*PROBLEM*:
The material below should be written out in full and exactly; pictures stay out of the copy.

*DATA EXCERPT*:
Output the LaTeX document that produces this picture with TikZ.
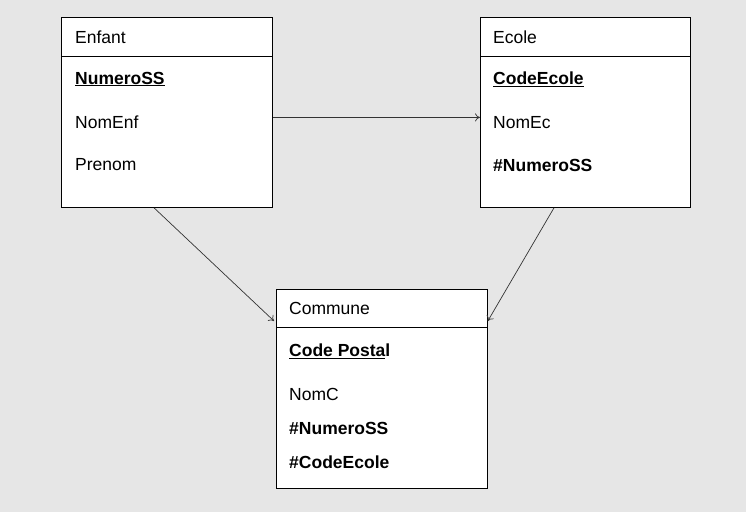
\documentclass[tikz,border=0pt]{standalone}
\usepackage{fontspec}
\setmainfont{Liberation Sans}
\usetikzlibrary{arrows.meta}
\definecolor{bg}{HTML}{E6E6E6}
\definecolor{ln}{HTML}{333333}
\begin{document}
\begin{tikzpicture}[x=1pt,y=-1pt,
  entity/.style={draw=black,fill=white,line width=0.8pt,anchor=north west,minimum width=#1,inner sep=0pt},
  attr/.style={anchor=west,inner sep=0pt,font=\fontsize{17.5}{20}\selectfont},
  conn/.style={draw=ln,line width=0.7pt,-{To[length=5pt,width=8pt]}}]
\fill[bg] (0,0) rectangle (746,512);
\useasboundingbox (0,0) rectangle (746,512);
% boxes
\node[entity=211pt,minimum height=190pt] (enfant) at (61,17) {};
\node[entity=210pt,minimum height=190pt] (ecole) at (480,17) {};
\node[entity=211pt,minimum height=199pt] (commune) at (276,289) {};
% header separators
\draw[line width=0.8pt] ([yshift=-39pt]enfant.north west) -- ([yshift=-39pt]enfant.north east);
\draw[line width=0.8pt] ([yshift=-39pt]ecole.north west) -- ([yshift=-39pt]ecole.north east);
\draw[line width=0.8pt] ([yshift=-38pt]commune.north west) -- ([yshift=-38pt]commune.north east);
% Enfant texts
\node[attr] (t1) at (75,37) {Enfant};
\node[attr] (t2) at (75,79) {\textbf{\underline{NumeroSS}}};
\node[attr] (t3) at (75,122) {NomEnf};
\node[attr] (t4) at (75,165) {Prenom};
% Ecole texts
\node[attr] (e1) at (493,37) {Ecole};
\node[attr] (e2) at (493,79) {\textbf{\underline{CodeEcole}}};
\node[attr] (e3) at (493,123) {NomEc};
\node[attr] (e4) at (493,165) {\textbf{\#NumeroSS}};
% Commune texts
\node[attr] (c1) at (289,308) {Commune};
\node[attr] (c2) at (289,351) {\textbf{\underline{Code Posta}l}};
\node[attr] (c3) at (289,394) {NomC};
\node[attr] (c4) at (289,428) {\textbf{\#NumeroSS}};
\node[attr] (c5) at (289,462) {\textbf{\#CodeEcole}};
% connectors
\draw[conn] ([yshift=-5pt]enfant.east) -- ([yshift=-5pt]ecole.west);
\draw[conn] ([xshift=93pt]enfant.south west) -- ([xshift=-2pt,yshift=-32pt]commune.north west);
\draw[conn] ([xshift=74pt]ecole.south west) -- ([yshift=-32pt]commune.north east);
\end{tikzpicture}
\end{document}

*SOLUTION TO THIS PROBLEM*:
Output the LaTeX document that produces this picture with TikZ.
\documentclass[tikz,border=0pt]{standalone}
\usepackage{fontspec}
\setmainfont{Liberation Sans}
\usetikzlibrary{arrows.meta}
\definecolor{bg}{HTML}{E6E6E6}
\definecolor{ln}{HTML}{333333}
\begin{document}
\begin{tikzpicture}[x=1pt,y=-1pt,
  entity/.style={draw=black,fill=white,line width=0.8pt,anchor=north west,minimum width=#1,inner sep=0pt},
  attr/.style={anchor=west,inner sep=0pt,font=\fontsize{17.5}{20}\selectfont},
  conn/.style={draw=ln,line width=0.7pt,-{To[length=5pt,width=8pt]}}]
\fill[bg] (0,0) rectangle (746,512);
\useasboundingbox (0,0) rectangle (746,512);
% boxes
\node[entity=211pt,minimum height=190pt] (enfant) at (61,17) {};
\node[entity=210pt,minimum height=190pt] (ecole) at (480,17) {};
\node[entity=211pt,minimum height=199pt] (commune) at (276,289) {};
% header separators
\draw[line width=0.8pt] ([yshift=-39pt]enfant.north west) -- ([yshift=-39pt]enfant.north east);
\draw[line width=0.8pt] ([yshift=-39pt]ecole.north west) -- ([yshift=-39pt]ecole.north east);
\draw[line width=0.8pt] ([yshift=-38pt]commune.north west) -- ([yshift=-38pt]commune.north east);
% Enfant texts
\node[attr] (t1) at (75,37) {Enfant};
\node[attr] (t2) at (75,79) {\textbf{\underline{NumeroSS}}};
\node[attr] (t3) at (75,122) {NomEnf};
\node[attr] (t4) at (75,165) {Prenom};
% Ecole texts
\node[attr] (e1) at (493,37) {Ecole};
\node[attr] (e2) at (493,79) {\textbf{\underline{CodeEcole}}};
\node[attr] (e3) at (493,123) {NomEc};
\node[attr] (e4) at (493,165) {\textbf{\#NumeroSS}};
% Commune texts
\node[attr] (c1) at (289,308) {Commune};
\node[attr] (c2) at (289,351) {\textbf{\underline{Code Posta}l}};
\node[attr] (c3) at (289,394) {NomC};
\node[attr] (c4) at (289,428) {\textbf{\#NumeroSS}};
\node[attr] (c5) at (289,462) {\textbf{\#CodeEcole}};
% connectors
\draw[conn] ([yshift=-5pt]enfant.east) -- ([yshift=-5pt]ecole.west);
\draw[conn] ([xshift=93pt]enfant.south west) -- ([xshift=-2pt,yshift=-32pt]commune.north west);
\draw[conn] ([xshift=74pt]ecole.south west) -- ([yshift=-32pt]commune.north east);
\end{tikzpicture}
\end{document}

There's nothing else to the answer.